Homeownership comes with a lot to manage. Knowing where to start is the problem.

Tracking maintenance, planning improvements, and managing DIY projects can be overwhelming, especially for new homeowners.

ATCO wanted to create a product that helped people stay on top of the work that comes with owning a home, while connecting them to trusted services and products in a way that felt useful, not intrusive.

Final Rümi app screens showing a homeowner task list and task detail view with guidance, supplies, and service options.

People needed guidance that matched where they were.

Homeowners didn't approach the same problems in the same way. Some were comfortable taking on projects themselves. Others needed more guidance, reassurance, or help from a professional.

The experience needed to account for that difference without allowing anything to feel heavy, or over-engineered.

Personalization worked best when it felt lightweight.

The persona selection gave users a way to define their comfort level, goals, and starting point up front.

That made it possible to shape the guidance around the person using the product, without forcing them into a rigid path or asking them to understand the whole system before getting value from it.
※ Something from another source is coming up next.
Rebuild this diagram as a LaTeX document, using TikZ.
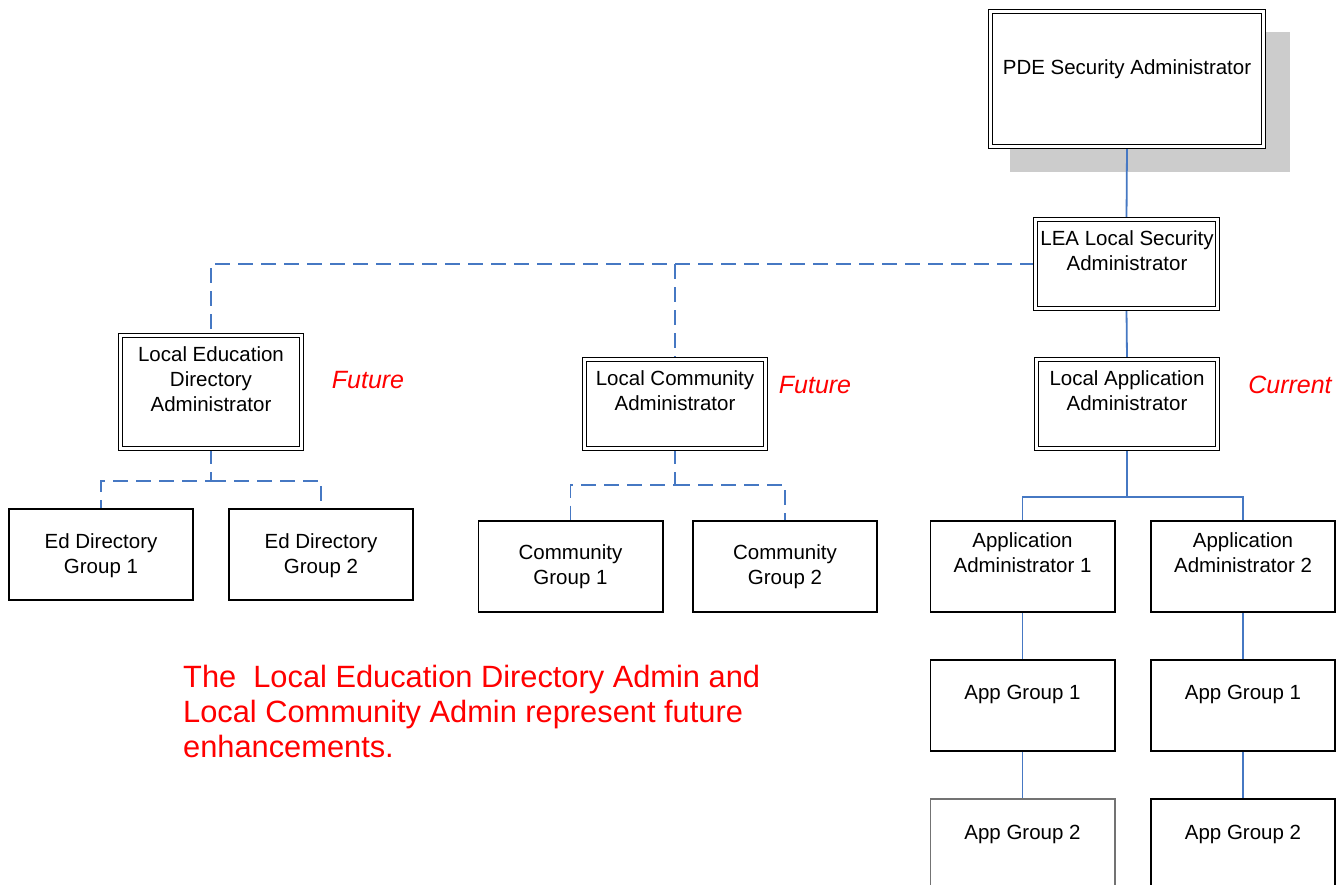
\documentclass[tikz,border=0pt]{standalone}
\usepackage{fontspec}
\setmainfont{Liberation Sans}
\usetikzlibrary{backgrounds}
\definecolor{conn}{RGB}{70,120,195}
\definecolor{shadowgray}{RGB}{204,204,204}
\begin{document}
\begin{tikzpicture}[x=1pt,y=-1pt,
  box/.style={draw=black, line width=1.6pt, fill=white, rectangle, inner sep=0pt,
              minimum width=184.4pt, minimum height=91.4pt},
  dbox/.style={draw=black, line width=1.4pt, double=white, double distance=2.4pt,
               fill=white, rectangle, inner sep=0pt},
  lbl/.style={font=\fontsize{20.5}{25}\selectfont, align=center, inner sep=0pt, anchor=north},
  tag/.style={font=\fontsize{25}{30}\selectfont\itshape, text=red, inner sep=0pt},
  solidc/.style={draw=conn, line width=1.8pt},
  dashc/.style={draw=conn, line width=1.8pt, dash pattern=on 15pt off 8pt},
]
\useasboundingbox (0,0) rectangle (1344,884);
\clip (0,0) rectangle (1344,884);

% double-bordered boxes
\node[dbox, minimum width=273pt, minimum height=135pt] (pde) at (1127,79) {};
\node[dbox, minimum width=182pt, minimum height=89pt] (lea) at (1126.5,264) {};
\node[dbox, minimum width=181pt, minimum height=113pt] (led) at (211,392) {};
\node[dbox, minimum width=181pt, minimum height=89pt] (lca) at (675,404) {};
\node[dbox, minimum width=181pt, minimum height=89pt] (laa) at (1127,404) {};

% plain boxes
\node[box] (eg1) at (101,554.5) {};
\node[box] (eg2) at (321,554.5) {};
\node[box] (cg1) at (570.5,566.5) {};
\node[box] (cg2) at (785,566.5) {};
\node[box] (aa1) at (1022.5,566.5) {};
\node[box] (aa2) at (1243,566.5) {};
\node[box] (ag1) at (1022.5,705.5) {};
\node[box] (ag1r) at (1243,705.5) {};
\node[box, draw=black!55] (ag2) at (1022.5,844.5) {};
\node[box] (ag2r) at (1243,844.5) {};

% box texts
\node[lbl] (pdet) at (1127,59.5) {PDE Security Administrator};
\node[lbl] (leat) at (1127,230.7) {LEA Local Security\\Administrator};
\node[lbl] (ledt) at (211,346.7) {Local Education\\Directory\\Administrator};
\node[lbl] (lcat) at (675,370.7) {Local Community\\Administrator};
\node[lbl] (laat) at (1127,370.7) {Local Application\\Administrator};
\node[lbl] (eg1t) at (101,533.7) {Ed Directory\\Group 1};
\node[lbl] (eg2t) at (321,533.7) {Ed Directory\\Group 2};
\node[lbl] (cg1t) at (570.5,544.7) {Community\\Group 1};
\node[lbl] (cg2t) at (785,544.7) {Community\\Group 2};
\node[lbl] (aa1t) at (1022.5,532.7) {Application\\Administrator 1};
\node[lbl] (aa2t) at (1243,532.7) {Application\\Administrator 2};
\node[lbl] (ag1t) at (1022.5,684.7) {App Group 1};
\node[lbl] (ag1rt) at (1243,684.7) {App Group 1};
\node[lbl] (ag2t) at (1022.5,824.7) {App Group 2};
\node[lbl] (ag2rt) at (1243,824.7) {App Group 2};

% status tags
\node[tag] (fut1) at (368,380) {Future};
\node[tag] (fut2) at (815,385) {Future};
\node[tag] (cur) at (1290,385) {Current};

% note
\node[font=\fontsize{30.8}{35}\selectfont, text=red, align=left, anchor=north west, inner sep=0pt]
  (note) at (183,665.2) {The \ Local Education Directory Admin and\\Local Community Admin represent future\\enhancements.};

% junction coordinates
\coordinate (jA) at (1127,497);
\coordinate (jB) at (211,481);
\coordinate (jC) at (675,485);

\begin{scope}[on background layer]
  \fill[white] (0,0) rectangle (1344,884);
  \fill[shadowgray] (1010,32) rectangle (1290,172);
  \draw[solidc] (pde.south) -- (lea.north);
  \draw[solidc] (lea.south) -- (laa.north);
  \draw[solidc] (laa.south) -- (jA) -| (aa1.north);
  \draw[solidc] (jA) -| (aa2.north);
  \draw[solidc] (aa1.south) -- (ag1.north);
  \draw[solidc] (ag1.south) -- (ag2.north);
  \draw[solidc] (aa2.south) -- (ag1r.north);
  \draw[solidc] (ag1r.south) -- (ag2r.north);
  \draw[dashc] (lea.west) -| (led.north);
  \draw[dashc] (lca.north |- lea.west) -- (lca.north);
  \draw[dashc] (led.south) -- (jB) -| (eg1.north);
  \draw[dashc] (jB) -| (eg2.north);
  \draw[dashc] (lca.south) -- (jC) -| (cg1.north);
  \draw[dashc] (jC) -| (cg2.north);
\end{scope}
\end{tikzpicture}
\end{document}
Rümi onboarding screens showing persona options for different homeowner types, including DIY, landscaping, cooking, entertaining, and technology interests. Rümi onboarding screens showing persona flexibility in selecting and adjusting their preferences.

Early concepts tried to make it feel like a game. That wasn't the right direction.

Initial concepts leaned toward gamification, but it quickly became clear that homeownership isn't something people want to “win.”

Progress isn't linear. Maintenance is recurring. Priorities change. Turning that into points, scores, or rewards made the experience feel disconnected from how people actually manage their homes.

People didn't want motivation. They wanted clarity.

The stronger direction was not to make the product more playful. It was to make it more useful.

People needed to understand what needed attention, what could wait, and what action made sense next.

The ability for a user to select a persona at the beginning of the experience, allowing users to define their level of experience, goals, and comfort with home maintenance up front. A user-chosen persona and confirmation of their selection.

The solution was a system people could shape themselves.

The experience shifted toward a flexible, user-driven checklist that organized tasks into three clear categories: what to do next, routine maintenance, and longer-term goals.

Users could prioritize, complete, or dismiss tasks, allowing the system to adapt to their workflow instead of forcing them into one.

Structure created clarity. Flexibility made it usable.

The goal wasn't to simplify homeownership. It was to make it easier to move through.

By giving people a clear structure without locking them into one path, the product could support different levels of confidence, urgency, and experience.

Final Rümi task list and task detail screens showing prioritized home tasks, required supplies, timing, and service options.

The experience became less about managing a list and more about helping people make progress.

Each task gave users more than a reminder. It gave them context, instructions, relevant supplies, and a way to connect with trusted professionals when they needed help. That mattered because the real gap wasn't between people and information. It was between knowing something needed attention and feeling ready to act on it.

Users could personalize the experience, organize tasks around their own priorities, and move from guidance to action without leaving the flow.

The core tension wasn't complexity. It was confidence.

Homeowners generally know their home needs work. What stops them is not knowing where to start, whether they're capable of handling it, or what doing it wrong might cost them.

The design reached a point where that gap had been directly addressed. Not by simplifying the work itself, but by making the path through it feel navigable. That was the problem worth solving, and the direction we landed on solved it.